Inference Overtakes Training
Inference hardware spend is projected to jump from $12 billion in 2025 to $21 billion in 2026, overtaking training expenditures within 12-18 months. This shifts the calculus:
- Inference workloads are more predictable, favoring owned hardware
- Inference-optimized silicon (like Google's TPUs or custom ASIC designs) becomes more relevant
- Edge deployment for inference gains momentum
GPU Rental Prices Stabilize
H100 rental prices have dropped to $2.85/hour on competitive platforms, with A100s at $0.66/hour. New GPU releases (Blackwell, MI350) may push older-generation prices down further.
For enterprises, this creates opportunity: the cost of experimentation is falling. What was a major capital commitment two years ago is now approachable as an operational expense.
Skills Gap Drives Outsourcing
44% of executives cite lack of in-house AI expertise as the biggest barrier to AI deployment. This pushes toward managed services and cloud-based solutions where infrastructure complexity is abstracted away.
Practical Implications for Buyers
How should enterprise hardware buyers navigate this landscape?
- Don't over-commit to training infrastructure. Unless you're building foundation models, training needs are likely decreasing as fine-tuning and inference become the primary workloads.

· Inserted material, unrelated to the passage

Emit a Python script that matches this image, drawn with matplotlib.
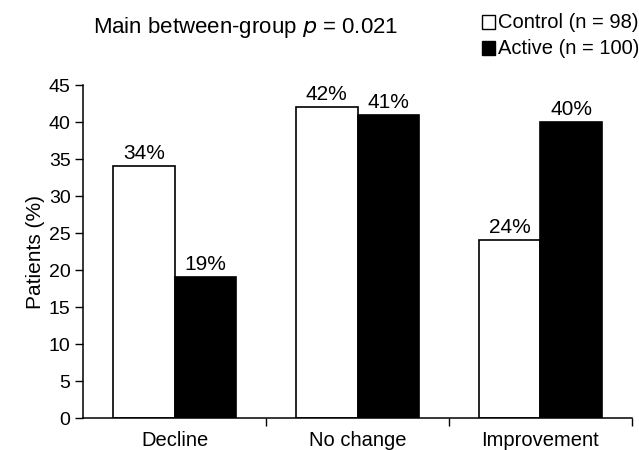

- Watch the custom silicon space. Cerebras's IPO, OpenAI's Broadcom partnership, and Amazon's Trainium push all suggest alternatives to NVIDIA are gaining viability. Early evaluation positions you for future options.

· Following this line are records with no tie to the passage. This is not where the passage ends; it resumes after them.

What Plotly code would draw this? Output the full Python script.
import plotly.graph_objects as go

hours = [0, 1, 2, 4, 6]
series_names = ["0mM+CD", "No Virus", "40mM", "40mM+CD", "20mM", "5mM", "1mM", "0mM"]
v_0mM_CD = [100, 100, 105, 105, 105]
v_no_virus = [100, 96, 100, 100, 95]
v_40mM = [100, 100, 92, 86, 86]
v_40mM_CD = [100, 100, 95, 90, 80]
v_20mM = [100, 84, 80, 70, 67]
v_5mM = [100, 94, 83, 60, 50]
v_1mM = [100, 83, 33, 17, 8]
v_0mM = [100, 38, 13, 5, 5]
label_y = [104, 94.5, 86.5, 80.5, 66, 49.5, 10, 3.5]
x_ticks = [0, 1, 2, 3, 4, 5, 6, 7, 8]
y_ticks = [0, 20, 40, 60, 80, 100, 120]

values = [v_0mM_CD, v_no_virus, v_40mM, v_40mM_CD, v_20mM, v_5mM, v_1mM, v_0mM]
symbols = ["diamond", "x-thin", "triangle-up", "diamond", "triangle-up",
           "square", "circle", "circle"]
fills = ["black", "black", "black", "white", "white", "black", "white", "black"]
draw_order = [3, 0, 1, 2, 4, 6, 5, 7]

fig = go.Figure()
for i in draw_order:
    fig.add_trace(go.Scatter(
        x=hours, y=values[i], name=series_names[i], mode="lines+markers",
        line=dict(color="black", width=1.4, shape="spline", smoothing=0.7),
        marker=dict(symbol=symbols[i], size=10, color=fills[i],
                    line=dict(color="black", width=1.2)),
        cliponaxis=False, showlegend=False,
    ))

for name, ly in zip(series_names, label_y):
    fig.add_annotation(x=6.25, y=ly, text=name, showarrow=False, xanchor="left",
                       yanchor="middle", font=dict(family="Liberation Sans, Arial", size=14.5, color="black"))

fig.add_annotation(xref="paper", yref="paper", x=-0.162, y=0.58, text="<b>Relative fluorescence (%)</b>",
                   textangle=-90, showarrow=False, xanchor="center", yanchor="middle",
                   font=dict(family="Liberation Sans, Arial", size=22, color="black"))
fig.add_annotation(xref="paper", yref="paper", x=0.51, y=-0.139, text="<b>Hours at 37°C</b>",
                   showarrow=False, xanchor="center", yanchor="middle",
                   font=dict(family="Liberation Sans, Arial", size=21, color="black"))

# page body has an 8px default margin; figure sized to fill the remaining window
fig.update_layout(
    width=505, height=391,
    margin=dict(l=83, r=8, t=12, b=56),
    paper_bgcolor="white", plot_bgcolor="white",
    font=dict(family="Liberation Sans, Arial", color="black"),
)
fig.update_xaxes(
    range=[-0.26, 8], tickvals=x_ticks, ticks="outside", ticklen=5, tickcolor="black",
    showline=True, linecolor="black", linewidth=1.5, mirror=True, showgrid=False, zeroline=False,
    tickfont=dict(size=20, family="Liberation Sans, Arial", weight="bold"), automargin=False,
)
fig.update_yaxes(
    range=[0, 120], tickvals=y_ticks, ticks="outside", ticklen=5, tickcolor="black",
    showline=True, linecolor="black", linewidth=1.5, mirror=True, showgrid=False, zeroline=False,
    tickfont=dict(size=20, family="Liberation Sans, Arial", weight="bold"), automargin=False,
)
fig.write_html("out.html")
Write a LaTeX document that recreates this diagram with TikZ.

- Negotiate aggressively on cloud pricing. The hyperscaler price war is real. AWS's 44% H100 price cut shows flexibility exists. Reserved instances and committed use discounts can match or beat on-premises TCO.
- Plan for hybrid. Pure cloud and pure on-premises are both limiting. Most organizations will need both—cloud for burst capacity and experimentation, on-premises for steady-state inference and sensitive workloads.
- Factor in the skills gap. Hardware is only valuable if you can operate it. Managed services and cloud abstraction may be worth the premium if internal expertise is limited.
The Bigger Picture
The AI infrastructure market is consolidating at the top and fragmenting in the middle.
Hyperscalers and leading AI labs are building custom silicon, creating vertically integrated stacks that may not be available to everyone else. Meanwhile, the commercial market is seeing more competition, falling prices, and increasing optionality.
For enterprise buyers, this is actually favorable. You're not going to build wafer-scale processors or design custom accelerators. But you benefit from the competition among those who do.
The key is staying flexible. The hardware you buy or rent today will operate in a different landscape by 2027. Plan for that uncertainty, and you'll be positioned to take advantage of whatever emerges.